In Deutschland bleibt man bodenständiger: Von Nürnberg, Würzburg, Stuttgart, Frankfurt über Erfurt nach Berlin retten sich die Fangenspielenden am liebsten ins «Haus» – zivilisationsgeschichtlich wohl am schlüssigsten, nur doch etwas spießig. Die Kölner Kids dagegen machen's kurz: Wer eine Pause braucht, sagt «aus»! Nach Norden hin wird’s wieder poetisch. Hier kommt der «Pott» ins Spiel. Oder das Pott? Zugegeben, es fehlt mir die Kenntnis der jeweiligen Spiel-Praxis. Bitte also um Post hierzu von Ortskundigen. Das betrifft auch den Osten Deutschlands, denn dort ist von «Zick» die Rede – oder «Zicke», «Zippe»? Klingt rätselhaft, oder nach Ziege.

Manchmal wird die Sicherheit, so lerne ich weiter, auch zum Sehnsuchtsort – so flüchten die Kinder entlang der Drau scheinbar gern auf «Inseln». In Passau stellt man sich dagegen ins «Loch». In Aalen in die «Grube». Und in Neu-Ulm ruft man «Gift» – denn es ist nicht von der Hand zu weisen: Will der verfolgte Mensch sich Ruhe verschaffen, ist allzu oft Gegenwehr nötig.

Mein Blick streift weiter über diese bemerkenswerte Topografie der sicheren Häfen. Und ich merke: Die Landstriche sind durchlöchert von Orten, die die Spielregel des Asyls gar nicht kennen.

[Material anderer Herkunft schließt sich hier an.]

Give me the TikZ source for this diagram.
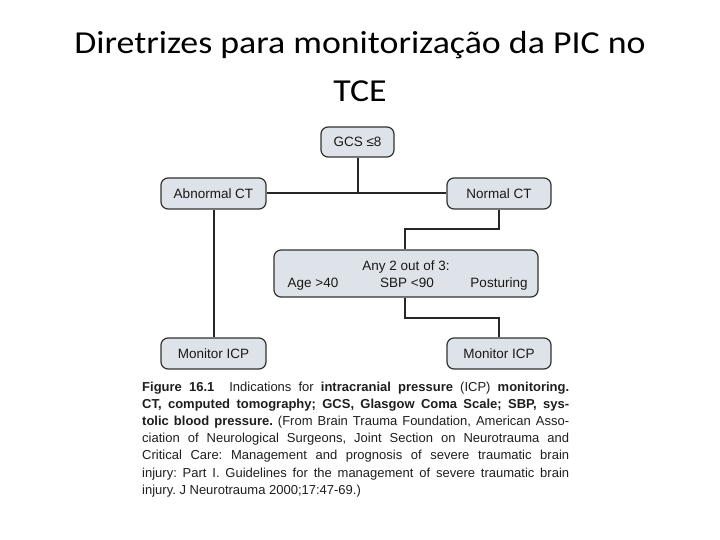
\documentclass[tikz,border=0pt]{standalone}
\usepackage{fontspec}
\setmainfont{Liberation Sans}
\newfontfamily\titlefont{Carlito}
\definecolor{boxfill}{RGB}{221,227,232}
\definecolor{boxline}{RGB}{50,50,50}
\definecolor{captxt}{RGB}{30,30,30}
\begin{document}
\begin{tikzpicture}[x=1pt,y=-1pt,
  fbox/.style={draw=boxline, line width=1.2pt, fill=boxfill, rounded corners=7pt,
    font=\fontsize{13.5}{16}\selectfont, text=black!90, inner sep=0pt},
  btxt/.style={font=\fontsize{13.5}{16}\selectfont, text=black!90, anchor=base, inner sep=0pt},
  conn/.style={draw=black!85, line width=2pt}]
\useasboundingbox (0,0) rectangle (720,540);
\node[font=\titlefont\fontsize{32}{38}\selectfont, anchor=base, xscale=1.12] (t1) at (360,54) {Diretrizes para monitorização da PIC no};
\node[font=\titlefont\fontsize{32}{38}\selectfont, anchor=base, xscale=1.12] (t2) at (360,102) {TCE};

\node[fbox, minimum width=73pt, minimum height=30pt] (gcs) at (357.5,142) {GCS ≤8};
\node[fbox, minimum width=105pt, minimum height=31pt] (abn) at (213.5,193.5) {Abnormal CT};
\node[fbox, minimum width=104pt, minimum height=31pt] (nor) at (499,193.5) {Normal CT};
\node[fbox, minimum width=264pt, minimum height=47pt] (any) at (406,273.5) {};
\node[btxt] (anyt) at (406,270) {Any 2 out of 3:};
\node[btxt] (age) at (313,287) {Age >40};
\node[btxt] (sbp) at (407,287) {SBP <90};
\node[btxt] (pos) at (499,287) {Posturing};
\node[fbox, minimum width=105pt, minimum height=31pt] (m1) at (213.5,353.5) {Monitor ICP};
\node[fbox, minimum width=104pt, minimum height=31pt] (m2) at (499,353.5) {Monitor ICP};

\coordinate (j1) at (gcs.south |- abn.east);
\draw[conn] (gcs.south) -- (j1);
\draw[conn] (abn.east) -- (nor.west);
\draw[conn] (abn.south) -- (m1.north);
\coordinate (j2) at (499,229);
\coordinate (j3) at (405,229);
\draw[conn] (nor.south) -- (j2) -- (j3) -- (j3 |- any.north);
\coordinate (j4) at (405,318);
\coordinate (j5) at (499,318);
\draw[conn] (j4 |- any.south) -- (j4) -- (j5) -- (m2.north);

\node[anchor=north west, inner sep=0pt, text=captxt, text width=427pt, align=justify,
  font=\fontsize{13}{17.2}\selectfont] (cap) at (142,381.5)
{\frenchspacing\textbf{Figure 16.1}\hspace{0.6em} Indications for \textbf{intracranial pressure} (ICP) \textbf{monitoring.}\linebreak
\textbf{CT, computed tomography; GCS, Glasgow Coma Scale; SBP, sys-}\linebreak
\textbf{tolic blood pressure.} (From Brain Trauma Foundation, American Asso-\linebreak
ciation of Neurological Surgeons, Joint Section on Neurotrauma and\linebreak
Critical Care: Management and prognosis of severe traumatic brain\linebreak
injury: Part I. Guidelines for the management of severe traumatic brain\linebreak
injury. J Neurotrauma 2000;17:47-69.)\par};
\end{tikzpicture}
\end{document}
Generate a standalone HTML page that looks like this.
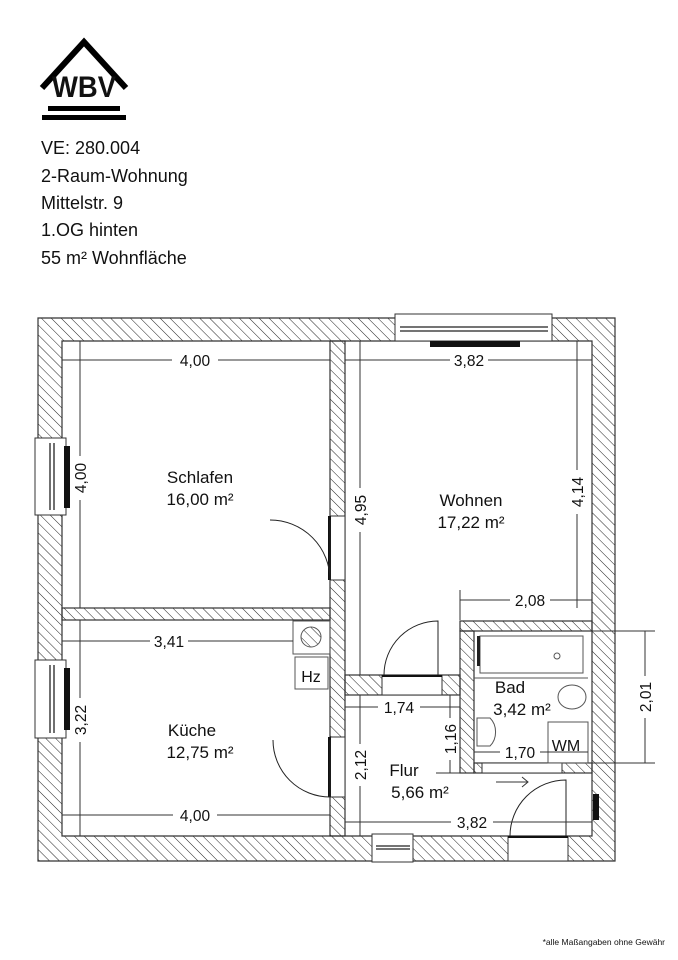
<!DOCTYPE html>
<html><head><meta charset="utf-8"><style>
html,body{margin:0;padding:0;background:#fff;width:678px;height:960px;overflow:hidden}
svg{display:block}
text{font-family:"Liberation Sans",sans-serif;fill:#111}
</style></head><body>
<svg width="678" height="960" viewBox="0 0 678 960" xmlns="http://www.w3.org/2000/svg">
<defs>
<pattern id="h" width="7" height="7" patternUnits="userSpaceOnUse" patternTransform="rotate(-45)">
<line x1="0" y1="0" x2="0" y2="7" stroke="#222" stroke-width="1"/>
</pattern>
</defs>
<!-- logo -->
<polyline points="42,88 84,42 126,88" fill="none" stroke="#000" stroke-width="6"/>
<text x="84" y="97" font-size="30" font-weight="bold" text-anchor="middle" textLength="64" lengthAdjust="spacingAndGlyphs">WBV</text>
<rect x="48" y="106" width="72" height="5" fill="#000"/>
<rect x="42" y="115" width="84" height="5" fill="#000"/>
<g font-size="18">
<text x="41" y="154">VE: 280.004</text>
<text x="41" y="182">2-Raum-Wohnung</text>
<text x="41" y="209">Mittelstr. 9</text>
<text x="41" y="236">1.OG hinten</text>
<text x="41" y="264">55 m² Wohnfläche</text>
</g>
<!-- walls -->
<g fill="url(#h)" stroke="#333" stroke-width="1.2">
<path fill-rule="evenodd" d="M38,318 H615 V861 H38 Z M62,341 V836 H592 V341 Z"/>
<rect x="330" y="341" width="15" height="495"/>
<rect x="62" y="608" width="268" height="12"/>
<rect x="345" y="675" width="115" height="20"/>
<rect x="460" y="621" width="132" height="10"/>
<rect x="460" y="631" width="14" height="142"/>
<rect x="474" y="763" width="118" height="10"/>
</g>
<!-- windows -->
<g fill="#fff" stroke="#333" stroke-width="1">
<rect x="395" y="314" width="157" height="27"/>
<rect x="35" y="438" width="31" height="77"/>
<rect x="35" y="660" width="31" height="78"/>
<rect x="372" y="834" width="41" height="28"/>
<rect x="508" y="836" width="60" height="25"/>
<rect x="330" y="516" width="15" height="64"/>
<rect x="330" y="737" width="15" height="60"/>
<rect x="382" y="675" width="60" height="20"/>
<rect x="482" y="763" width="80" height="10"/>
</g>
<g fill="#111">
<rect x="430" y="341" width="90" height="6"/>
<rect x="64" y="446" width="6" height="62"/>
<rect x="64" y="668" width="6" height="62"/>
<rect x="593" y="794" width="6" height="26"/>
<rect x="328" y="516" width="3" height="64"/>
<rect x="328" y="737" width="3" height="60"/>
<rect x="382" y="675" width="60" height="2"/>
<rect x="508" y="836" width="60" height="2"/>
</g>
<g stroke="#222" fill="none" stroke-width="1.3">
<line x1="400" y1="327" x2="548" y2="327"/><line x1="400" y1="331" x2="548" y2="331"/>
<line x1="50" y1="443" x2="50" y2="510"/><line x1="54" y1="443" x2="54" y2="510"/>
<line x1="50" y1="665" x2="50" y2="733"/><line x1="54" y1="665" x2="54" y2="733"/>
<line x1="376" y1="846" x2="410" y2="846"/><line x1="376" y1="849" x2="410" y2="849"/>
<path d="M330,520 V580 A60,60 0 0 0 270,520" stroke-width="1"/>
<path d="M330,740 V797 A57,57 0 0 1 273,740" stroke-width="1"/>
<path d="M384,675 A54,54 0 0 1 438,621 V675" stroke-width="1"/>
<path d="M510,836 A56,56 0 0 1 566,780 V836" stroke-width="1"/>
</g>
<!-- Hz -->
<g stroke="#555" fill="none" stroke-width="1">
<rect x="293" y="621" width="37" height="33"/>
<rect x="295" y="657" width="33" height="32"/>
<circle cx="311" cy="637" r="10" fill="url(#h)"/>
<rect x="480" y="636" width="103" height="37"/>
<line x1="474" y1="678" x2="588" y2="678"/>
<circle cx="557" cy="656" r="3"/>
<ellipse cx="572" cy="697" rx="14" ry="12"/>
<path d="M477,718 H490 A15,18 0 0 1 490,746 H477 Z"/>
<rect x="548" y="722" width="40" height="41"/>
</g>
<rect x="477" y="636" width="3" height="30" fill="#222"/>
<text x="566" y="751" font-size="16" text-anchor="middle">WM</text>
<text x="311" y="682" font-size="16" text-anchor="middle">Hz</text>
<!-- dimension lines -->
<g stroke="#333" stroke-width="1" fill="none">
<path d="M62,360 H172 M218,360 H330"/>
<path d="M80,341 V456 M80,500 V608"/>
<path d="M345,360 H450 M488,360 H592"/>
<path d="M577,341 V470 M577,514 V608"/>
<path d="M360,341 V488 M360,532 V675"/>
<path d="M460,600 H510 M550,600 H592 M460,590 V620"/>
<path d="M62,641 H150 M188,641 H293"/>
<path d="M80,620 V698 M80,742 V836"/>
<path d="M62,815 H173 M217,815 H330"/>
<path d="M345,707 H378 M420,707 H460"/>
<path d="M450,695 V718 M450,760 V773 M436,773 H460"/>
<path d="M360,695 V744 M360,786 V836"/>
<path d="M345,822 H451 M493,822 H592"/>
<path d="M474,752 H500 M540,752 H588"/>
<path d="M645,631 V676 M645,718 V763 M592,631 H655 M592,763 H655"/>
<path d="M496,782 H528 M522,777 L528,782 L522,787"/>
</g>
<g font-size="15.5" text-anchor="middle">
<text x="195" y="366">4,00</text>
<text x="469" y="366">3,82</text>
<text x="530" y="606">2,08</text>
<text x="169" y="647">3,41</text>
<text x="195" y="821">4,00</text>
<text x="399" y="713">1,74</text>
<text x="472" y="828">3,82</text>
<text x="520" y="758">1,70</text>
<text transform="translate(86,478) rotate(-90)">4,00</text>
<text transform="translate(583,492) rotate(-90)">4,14</text>
<text transform="translate(366,510) rotate(-90)">4,95</text>
<text transform="translate(86,720) rotate(-90)">3,22</text>
<text transform="translate(456,739) rotate(-90)">1,16</text>
<text transform="translate(366,765) rotate(-90)">2,12</text>
<text transform="translate(651,697) rotate(-90)">2,01</text>
</g>
<g font-size="17" text-anchor="middle">
<text x="200" y="483">Schlafen</text>
<text x="200" y="505">16,00 m²</text>
<text x="471" y="506">Wohnen</text>
<text x="471" y="528">17,22 m²</text>
<text x="192" y="736">Küche</text>
<text x="200" y="758">12,75 m²</text>
<text x="404" y="776">Flur</text>
<text x="420" y="798">5,66 m²</text>
<text x="510" y="693">Bad</text>
<text x="522" y="715">3,42 m²</text>
</g>
<text x="665" y="945" font-size="8.5" text-anchor="end">*alle Maßangaben ohne Gewähr</text>
</svg>
</body></html>
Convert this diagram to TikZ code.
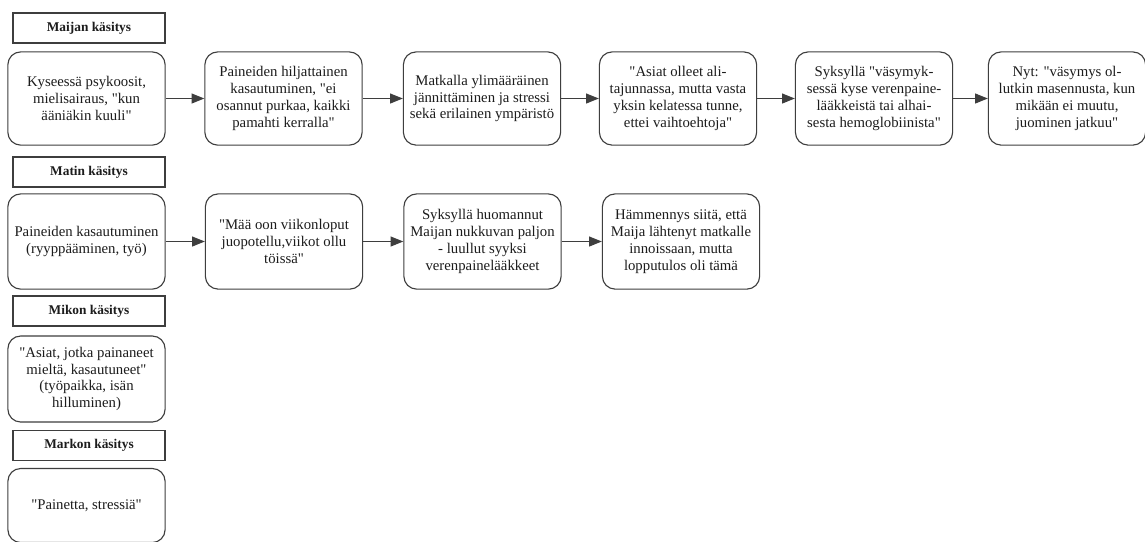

Oder nicht akzeptieren. Oder wo ein Recht darauf nicht mehrheitsfähig ist. An diesen Stellen wird verfolgt und gefangen bis zum bitteren Ende – das nüchtern-realistische Szenario also. Auch meine Frau bestätigt mir: In ihrem Tal gab's keine Schutzzone, keinen Anker der Menschlichkeit, keine Rettung für alle. Der erneute Blick auf die Abendnachrichten bestätigt, wie sehr die Utopie meines kindlichen Bootes lachhaft ist – anstatt Diplomatie und Waffenruhe herrschen weltweit Kapital und Bombenhagel (Frieden ist nur der fragile Zustand zwischen den Kriegen).

Also nur naives Kinderspiel, diese Sache mit den Booten? Oder dem Leo? Es lohnt dann doch in die historische Tiefe zu gehen, denn siehe da: Es gibt sie, die Relikte politischen Reformwillens und punktueller Menschlichkeit! Im Mittelalter war's. Da setzte sich Leopold VI. (den man den Glorreichen nennt) vor über 800 Jahren für die Rechte der Ausgegrenzten ein. Er bestimmte, so lehrt mich ein Artikel in der Furche, „einige Stellen in Wien, die einen Verfolgten vor Rache, Lynchjustiz und sofortigem Polizeizugriff schützen konnten, wenn er sie rechtzeitig erreichte.“ So zum Beispiel der Asylring an der nördlichen Außenwand des Stephansdoms.

Augenblicklich stocke ich und wünsche mir einen ähnlichen Ring, riesig, überdimensioniert, damit er um den ganzen verfluchten Kontinent reicht.